Even once you take away all of the obvious arguments for climate change action (environmental, ethical, prevention of future disasters etc.) there was always going to be a strong financial incentive in a capitalistic market to move to technology that has the lowest input cost to generate energy, which just so happens to be renewables. It just baffles me that so many politicians crucified themselves on the altar of coal when they could’ve been remembered for ushering in simultaneous economic benefit and environmental benefit, with a long term impact of lowered inflation through cheaper power bills, but that’s what the minerals lobby in this country has managed to achieve. What a disgrace.

Good to see a world leader using the economic arguments in addition to the other more obvious ones.

[–] aniki@lemm.ee -3 points 4 months ago* (last edited 4 months ago) (2 children)

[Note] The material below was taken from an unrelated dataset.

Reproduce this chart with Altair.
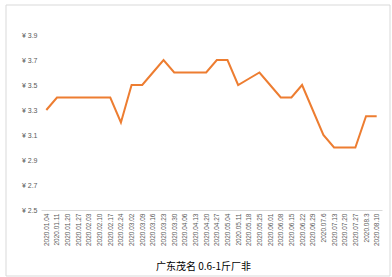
import altair as alt
import pandas as pd

dates = ["2020.01.04", "2020.01.11", "2020.01.20", "2020.01.27", "2020.02.03",
         "2020.02.10", "2020.02.17", "2020.02.24", "2020.03.02", "2020.03.09",
         "2020.03.16", "2020.03.23", "2020.03.30", "2020.04.06", "2020.04.13",
         "2020.04.20", "2020.04.27", "2020.05.04", "2020.05.11", "2020.05.18",
         "2020.05.25", "2020.06.01", "2020.06.08", "2020.06.15", "2020.06.22",
         "2020.06.29", "2020.07.6", "2020.07.13", "2020.07.20", "2020.07.27",
         "2020.08.3", "2020.08.10"]
prices = [3.3, 3.4, 3.4, 3.4, 3.4, 3.4, 3.4, 3.2, 3.5, 3.5,
          3.6, 3.7, 3.6, 3.6, 3.6, 3.6, 3.7, 3.7, 3.5, 3.55,
          3.6, 3.5, 3.4, 3.4, 3.5, 3.3, 3.1, 3.0, 3.0, 3.0,
          3.25, 3.25]
y_ticks = [2.5, 2.7, 2.9, 3.1, 3.3, 3.5, 3.7, 3.9]
title_text = "广东茂名 0.6-1斤厂非"

df = pd.DataFrame({"date": dates, "price": prices})

frame = alt.Chart(pd.DataFrame({"k": [0]})).mark_rect(
    fill=None, stroke="#d9d9d9", strokeWidth=1
).encode(
    x=alt.value(-35), x2=alt.value(349),
    y=alt.value(-30), y2=alt.value(241)
)

line = alt.Chart(df).mark_line(color="#ED7D31", strokeWidth=2).encode(
    x=alt.X("date:O", sort=dates,
            scale=alt.Scale(type="point", padding=0.5),
            axis=alt.Axis(title=title_text, labelAngle=270, labelFontSize=6.5,
                          labelColor="#595959", labelFont="Liberation Sans",
                          labelPadding=3, ticks=False, domainColor="#d9d9d9",
                          titleFont="Noto Sans CJK SC", titleFontSize=10,
                          titleFontWeight="normal", titleColor="#000000",
                          titleY=56, titleX=162, titleBaseline="middle")),
    y=alt.Y("price:Q",
            scale=alt.Scale(domain=[2.5, 3.9], nice=False, zero=False),
            axis=alt.Axis(title=None, values=y_ticks, grid=False, ticks=False,
                          domain=False, labelFontSize=7, labelColor="#595959",
                          labelFont="Liberation Sans", labelPadding=4,
                          labelExpr="'¥ ' + format(datum.value, '.1f')"))
)

chart = alt.layer(frame, line).properties(
    width=341, height=175,
    autosize=alt.AutoSizeParams(type="none"),
    padding={"left": 41, "top": 35, "right": 10, "bottom": 67},
    background="white"
).configure_view(stroke=None)

chart.save("out.html", embed_options={"renderer": "svg", "actions": False})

So were just supposed to celebrate milquetoast bullshit? Capitalism isn't going to fix shit

[–] Taleya@aussie.zone 23 points 4 months ago

How about you reward any action in the right direction because it ain't fucking happening normally no matter how many grand ideas you hold.

[–] Steve@communick.news 21 points 4 months ago

If you're going to wait to fix climate change, until after you've replaced capitalism first. You might as well work on taraforming Mars and sending billions of people on rockets instead.

[–] TropicalDingdong@lemmy.world -5 points 4 months ago (1 children)
[–] silence7@slrpnk.net 13 points 4 months ago

Decarbonization is a worldwide multi-decade project. It's not something that any one politician or country can do on its own.